Dec 23, 1999 | I hate clues. Too many people -- including crime writers -- think mystery novels are supposed to be built around clues, as if the ideal were some Encyclopedia Brown exercise inflated to grown-up size. (Encyclopedia Brown, the hero of the children's detective series, solves non-gory crimes by pointing out the inconsistencies in the guilty person's statement -- e.g., "With the sun in his face, Ringo Charlie's shadow would have fallen behind him!")

I do not like trying to figure out whether an author's mistakes are deliberate or not. I do not like timetables or floor plans. I do not want to have to pay attention to who calls whom what, where who was when or who knew what too soon. That is the author's job, and I do not feel like doing it for the author. I do not want my mysteries to feel like work.

Besides, you have to suspend so much disbelief to read a mystery novel that picking apart minor breaks in logic threatens to topple the whole edifice. (See Raymond Chandler's much-quoted, perfectly just yet irrelevant objection to one of Agatha Christie's solutions: so ingenious that "only a half-wit could guess it.")

Christie, like the other Golden Age detective novelists, is supposed to be good at clues.
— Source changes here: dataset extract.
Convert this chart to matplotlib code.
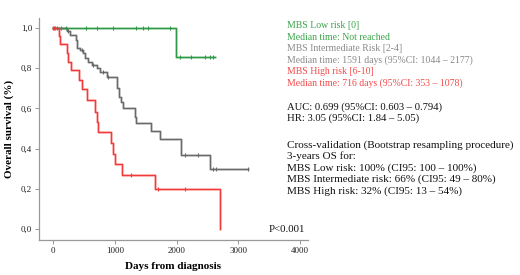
import matplotlib
matplotlib.use("Agg")
import matplotlib.pyplot as plt
import numpy as np

# ---- data ----
low_times = [0, 1985, 2620]
low_surv = [1.0, 0.857, 0.857]
low_censor = [60, 125, 205, 530, 710, 970, 1340, 1450, 1535, 1890, 2060, 2240, 2460, 2540, 2600]

int_times = [0, 217, 270, 368, 390, 433, 476, 514, 568, 622, 703, 757, 865, 1027, 1070,
             1092, 1135, 1324, 1351, 1594, 1729, 2081, 2545, 3160]
int_surv = [1.0, 0.985, 0.966, 0.94, 0.90, 0.89, 0.875, 0.85, 0.833, 0.816, 0.80, 0.783,
            0.755, 0.70, 0.658, 0.633, 0.60, 0.558, 0.525, 0.486, 0.45, 0.367, 0.30, 0.30]
int_censor = [243, 460, 648, 810, 887, 2135, 2350, 2593, 2648, 3160]

high_times = [0, 97, 110, 217, 243, 287, 416, 460, 551, 676, 713, 730, 935, 973, 1000,
              1108, 1648, 2700]
high_surv = [1.0, 0.96, 0.92, 0.875, 0.833, 0.79, 0.74, 0.695, 0.64, 0.583, 0.533, 0.48,
             0.43, 0.375, 0.325, 0.27, 0.20, 0.0]
high_censor = [5, 20, 35, 1260, 1692, 2134]

xticks = [0, 1000, 2000, 3000, 4000]
yticks = [0.0, 0.2, 0.4, 0.6, 0.8, 1.0]
ytick_labels = ["0,0", "0,2", "0,4", "0,6", "0,8", "1,0"]

GREEN = "#2e9a45"
GRAY = "#6a6a6a"
RED = "#f23a3a"
GREEN_T = "#3aa34a"
GRAY_T = "#8a8a8a"
RED_T = "#f24a4a"

legend_lines = [
    ("MBS Low risk [0]", GREEN_T),
    ("Median time: Not reached", GREEN_T),
    ("MBS Intermediate Risk [2-4]", GRAY_T),
    ("Median time: 1591 days (95%CI: 1044 \u2013 2177)", GRAY_T),
    ("MBS High risk [6-10]", RED_T),
    ("Median time: 716 days (95%CI: 353 \u2013 1078)", RED_T),
]
stat_lines = ["AUC: 0.699 (95%CI: 0.603 \u2013 0.794)", "HR: 3.05 (95%CI: 1.84 \u2013 5.05)"]
cv_lines = [
    "Cross-validation (Bootstrap resampling procedure)",
    "3-years OS for:",
    "MBS Low risk: 100% (CI95: 100 \u2013 100%)",
    "MBS Intermediate risk: 66% (CI95: 49 \u2013 80%)",
    "MBS High risk: 32% (CI95: 13 \u2013 54%)",
]
p_text = "P<0.001"

plt.rcParams['font.family'] = ['Liberation Serif', 'DejaVu Serif']

fig = plt.figure(figsize=(5.2, 2.75), dpi=100)
ax = fig.add_axes([0.075, 0.127, 0.517, 0.808])


def step_val(times, surv, t):
    idx = np.searchsorted(times, t, side='right') - 1
    return np.asarray(surv)[idx]


for times, surv, cens, col in [(low_times, low_surv, low_censor, GREEN),
                               (int_times, int_surv, int_censor, GRAY),
                               (high_times, high_surv, high_censor, RED)]:
    ax.step(times, surv, where='post', color=col, lw=1.8, alpha=0.3, zorder=2)
    ax.step(times, surv, where='post', color=col, lw=1.0, zorder=3)
    cy = step_val(np.array(times), surv, np.array(cens))
    ax.plot(cens, cy, linestyle='none', marker='|', ms=3.5, mew=0.8, color=col, zorder=4)

ax.set_xlim(-230, 4130)
ax.set_ylim(-0.055, 1.05)
ax.set_xticks(xticks)
ax.set_xticklabels([str(v) for v in xticks])
ax.set_yticks(yticks)
ax.set_yticklabels(ytick_labels)
ax.tick_params(axis='both', labelsize=6.5, length=3, width=0.6, color="#888888", pad=2,
               labelcolor="#222222")
for s in ['top', 'right']:
    ax.spines[s].set_visible(False)
for s in ['left', 'bottom']:
    ax.spines[s].set_color("#999999")
    ax.spines[s].set_linewidth(0.9)

ax.set_ylabel("Overall survival (%)", fontsize=8, fontweight='bold', labelpad=5)
ax.set_xlabel("Days from diagnosis", fontsize=8, fontweight='bold', labelpad=5)

ax.text(3496, 0.0, p_text, fontsize=7.8, va='center', ha='left', color="#111111")

x0 = 287 / 520
y = 1 - 26 / 275
for txt, c in legend_lines:
    fig.text(x0, y, txt, fontsize=7.05, color=c, va='center', ha='left')
    y -= 11.35 / 275
y = 1 - 106.7 / 275
for txt in stat_lines:
    fig.text(x0, y, txt, fontsize=7.7, color="#111111", va='center', ha='left')
    y -= 11.6 / 275
y = 1 - 145 / 275
for txt in cv_lines:
    fig.text(x0, y, txt, fontsize=8.05, color="#111111", va='center', ha='left')
    y -= 11.5 / 275

fig.savefig("out.png", dpi=100)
You know the drill: a genteel setting, a limited cast, a few pretty corpses and a final gathering of suspects at which the detective explains how the indentation in the corner of the rug led him to the murderer. In truth, the best Christies follow this pattern in only the most superficial sense. They do not depend on clues but on perfectly fair conjurer's tricks: Christie is an absolute genius at making you look elsewhere while the answer is right there in plain sight. That is one reason she is still read eagerly today while contemporaries like Ngaio Marsh and Margery Allingham are largely forgotten.

Christie's many fans were no doubt happy to learn that the writer, who died in 1976, has in the past two years started to publish anew. This return is thanks to Charles Osborne, a literary jack-of-all-trades, who has turned two of her plays into novels. The results are mixed. His efforts are certainly more successful than Robert Goldsborough's attempts to channel the dead Rex Stout -- the dialogue and structure are, after all, Christie's -- but there are difficulties in such a literal translation of a play. It is extremely odd to read an entire novel without modernist literary pretensions that is set in a single room. The prose sandwiched between the dialogue often reads like stage directions. And some of it will make your eyes roll back in your head.